When
properly staged, David Mamet’s sexual harassment drama Oleanna disturbs and provokes because it presents truth as
something ambiguous and slippery. Una and Ray could be the other side of the
coin. The truth of their forbidden relationship was pretty well established in
court. Yet, they persist in similar forms of denial and self-deceit. After
years apart, they will finally face each other again in Benedict Andrews’ Una (trailer here), adapted by David
Harrower from his own play Blackbird,
which opens this Friday in New York.
When
she was thirteen, Una was seduced into a sexual relationship by Ray, her father’s
friend and next-door neighbor. He hardly looked the dashing sort, but Una was
convinced she loved him. In fact, she was willing to run off to the Continent
with him, where this kind of relationship is apparently more readily accepted.
However, the events of that fateful night will be the only significant points
of contention of their problematic affair. Believing he had abandoned her, Una
panicked, which led to his arrest and conviction, resulting in a scandal that
tarnished them both.
Fifteen
years later, Una chanced across his photo in a newspaper. Having changed his
name to Peter Trevelyan, Ray started a new life with a wife and co-workers who
knew nothing of his past, whereas Una remained the notorious girl who ran off
with the lecherous neighbor. She will show up unannounced at the manufacturing
plant where he works as a middle-manager, perhaps to expose him or perhaps to
rekindle what she thought they had. She probably does not know herself. Either
way, her presence will deeply disturb Ray/Peter.
On
film, Una is largely a two-hander,
but there is still a significant part to be played by Scott, one of “Trevelyan’s”

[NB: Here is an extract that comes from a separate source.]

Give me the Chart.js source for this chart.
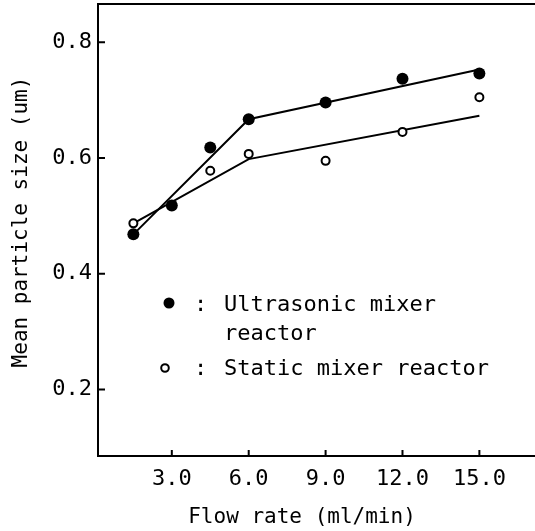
<!DOCTYPE html>
<html lang="en">
<head>
<meta charset="UTF-8">
<title>Mean particle size vs flow rate</title>
<script src="https://cdn.jsdelivr.net/npm/chart.js"></script>
<style>
    body { margin: 0; background: #fff; overflow: hidden; }
    #wrap { width: 535px; height: 531px; }
    canvas { display: block; }
</style>
</head>
<body>
<div id="wrap">
    <canvas id="chartParticle" width="535" height="531"></canvas>
</div>

<script>
// flow rate (ml/min)
const flowRate = [1.5, 3.0, 4.5, 6.0, 9.0, 12.0, 15.0];
const flowRateStatic = [1.5, 4.5, 6.0, 9.0, 12.0, 15.0];

// mean particle size (um)
const ultrasonic = [0.468, 0.518, 0.618, 0.667, 0.696, 0.737, 0.746];
const staticMixer = [0.487, 0.578, 0.607, 0.595, 0.645, 0.705];

// fitted lines (break at 6.0 ml/min)
const fitX = [1.5, 6.0, 15.0];
const fitUltrasonic = [0.468, 0.667, 0.753];
const fitStatic = [0.487, 0.598, 0.673];

const xTicks = [3.0, 6.0, 9.0, 12.0, 15.0];
const yTicks = [0.2, 0.4, 0.6, 0.8];

const FONT = 'DejaVu Sans Mono';

function pts(xs, ys) {
    return xs.map((x, i) => ({ x: x, y: ys[i] }));
}

function noPad(scale) {
    scale.paddingTop = 0;
    scale.paddingBottom = 0;
    scale.paddingLeft = 0;
    scale.paddingRight = 0;
}

// inward ticks, top frame line, axis titles and the in-plot key
const framePlugin = {
    id: 'frame',
    afterDraw(chart) {
        const ctx = chart.ctx;
        const a = chart.chartArea;
        const sx = chart.scales.x;
        const sy = chart.scales.y;
        ctx.save();
        ctx.strokeStyle = '#000';
        ctx.lineWidth = 2;
        ctx.beginPath();
        ctx.moveTo(a.left, a.top);
        ctx.lineTo(a.right, a.top);
        xTicks.forEach(v => {
            const px = sx.getPixelForValue(v);
            ctx.moveTo(px, a.bottom);
            ctx.lineTo(px, a.bottom - 6);
        });
        yTicks.forEach(v => {
            const py = sy.getPixelForValue(v);
            ctx.moveTo(a.left, py);
            ctx.lineTo(a.left + 7, py);
        });
        ctx.stroke();

        ctx.fillStyle = '#000';
        ctx.textBaseline = 'middle';

        // axis titles
        ctx.font = '21px "' + FONT + '"';
        ctx.textAlign = 'center';
        ctx.fillText('Flow rate (ml/min)', 302, 518);
        ctx.save();
        ctx.translate(22, 222);
        ctx.rotate(-Math.PI / 2);
        ctx.fillText('Mean particle size (um)', 0, 0);
        ctx.restore();

        // key
        ctx.font = '22px "' + FONT + '"';
        ctx.textAlign = 'left';
        ctx.beginPath();
        ctx.arc(169, 303, 5.5, 0, Math.PI * 2);
        ctx.fill();
        ctx.fillText(':', 194, 305);
        ctx.fillText('Ultrasonic mixer', 224, 305);
        ctx.fillText('reactor', 224, 334);
        ctx.beginPath();
        ctx.lineWidth = 2;
        ctx.arc(165, 368, 3.8, 0, Math.PI * 2);
        ctx.stroke();
        ctx.fillText(':', 194, 369);
        ctx.fillText('Static mixer reactor', 224, 369);
        ctx.restore();
    }
};

const data = {
    datasets: [
        {
            label: 'Ultrasonic mixer reactor',
            data: pts(flowRate, ultrasonic),
            showLine: false,
            pointRadius: 6,
            pointBackgroundColor: '#000',
            pointBorderColor: '#000',
            pointBorderWidth: 0
        },
        {
            label: 'Static mixer reactor',
            data: pts(flowRateStatic, staticMixer),
            showLine: false,
            pointRadius: 4,
            pointBackgroundColor: '#fff',
            pointBorderColor: '#000',
            pointBorderWidth: 2
        },
        {
            label: 'fit ultrasonic',
            data: pts(fitX, fitUltrasonic),
            showLine: true,
            borderColor: '#000',
            borderWidth: 2,
            pointRadius: 0,
            tension: 0
        },
        {
            label: 'fit static',
            data: pts(fitX, fitStatic),
            showLine: true,
            borderColor: '#000',
            borderWidth: 2,
            pointRadius: 0,
            tension: 0
        }
    ]
};

const config = {
    type: 'scatter',
    data: data,
    options: {
        responsive: false,
        animation: false,
        layout: { autoPadding: false, padding: { top: 4, right: 0, left: 0, bottom: 0 } },
        plugins: {
            legend: { display: false },
            tooltip: { enabled: false }
        },
        scales: {
            x: {
                type: 'linear',
                min: 0.12,
                max: 17.17,
                afterBuildTicks: (scale) => { scale.ticks = xTicks.map(v => ({ value: v })); },
                afterFit: (scale) => { scale.height = 75; noPad(scale); },
                grid: { display: false, drawTicks: false },
                border: { display: true, color: '#000', width: 2 },
                ticks: {
                    color: '#000',
                    padding: 10,
                    maxRotation: 0,
                    font: { family: FONT, size: 22 },
                    callback: (v) => Number(v).toFixed(1)
                }
            },
            y: {
                type: 'linear',
                min: 0.085,
                max: 0.866,
                afterBuildTicks: (scale) => { scale.ticks = yTicks.map(v => ({ value: v })); },
                afterFit: (scale) => { scale.width = 98; noPad(scale); },
                grid: { display: false, drawTicks: false },
                border: { display: true, color: '#000', width: 2 },
                ticks: {
                    color: '#000',
                    padding: 6,
                    font: { family: FONT, size: 22 },
                    callback: (v) => Number(v).toFixed(1)
                }
            }
        }
    },
    plugins: [framePlugin]
};

const myChart = new Chart(
    document.getElementById('chartParticle'),
    config
);
</script>
</body>
</html>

direct reports, who becomes a pawn in their emotional chess game. Still, the
heart and guts of the film consist of their raw face-to-face confrontations in
the company’s ironically pristine break room. (It won’t look so tidy when they
finish with it.)
There
is some tough stuff in this film, but it is clear why actors would jump at the
chance to play such viscerally dramatic confrontations. Credit is therefore due
to Rooney Mara and Ben Mendelsohn, who do right by Harrower’s text, pushing
themselves and each other, while always keeping it real. Forget the ill-conceived
Dragon Tattoo remake (assuming you haven’t
already), because Una represents some
of Mara’s career best work, along with Charlie McDowell’s ridiculously
underappreciated The Discovery. The
word volatile does not begin to describe her, but there are no shticky
Streepian excesses to be seen in her portrayal. Instead, she is tightly, even
dangerously restrained. There is an intensity to her work that suggests she
could explode at any second.
Likewise,
Mendelsohn makes Trevelyan or whoever you want to call him frighteningly human,
especially his desperate survival imperative. Riz Ahmed wisely opts for an
understated approach as poor clueless Scott, but his work humanizes and anchors
the film. It is also rather mind-blowing to see Tara Fitzgerald, once a
romantic co-lead in Hugh Grant comedies, playing Una’s uptight mother Andrea.
She is perfectly fine in an absolutely thankless role.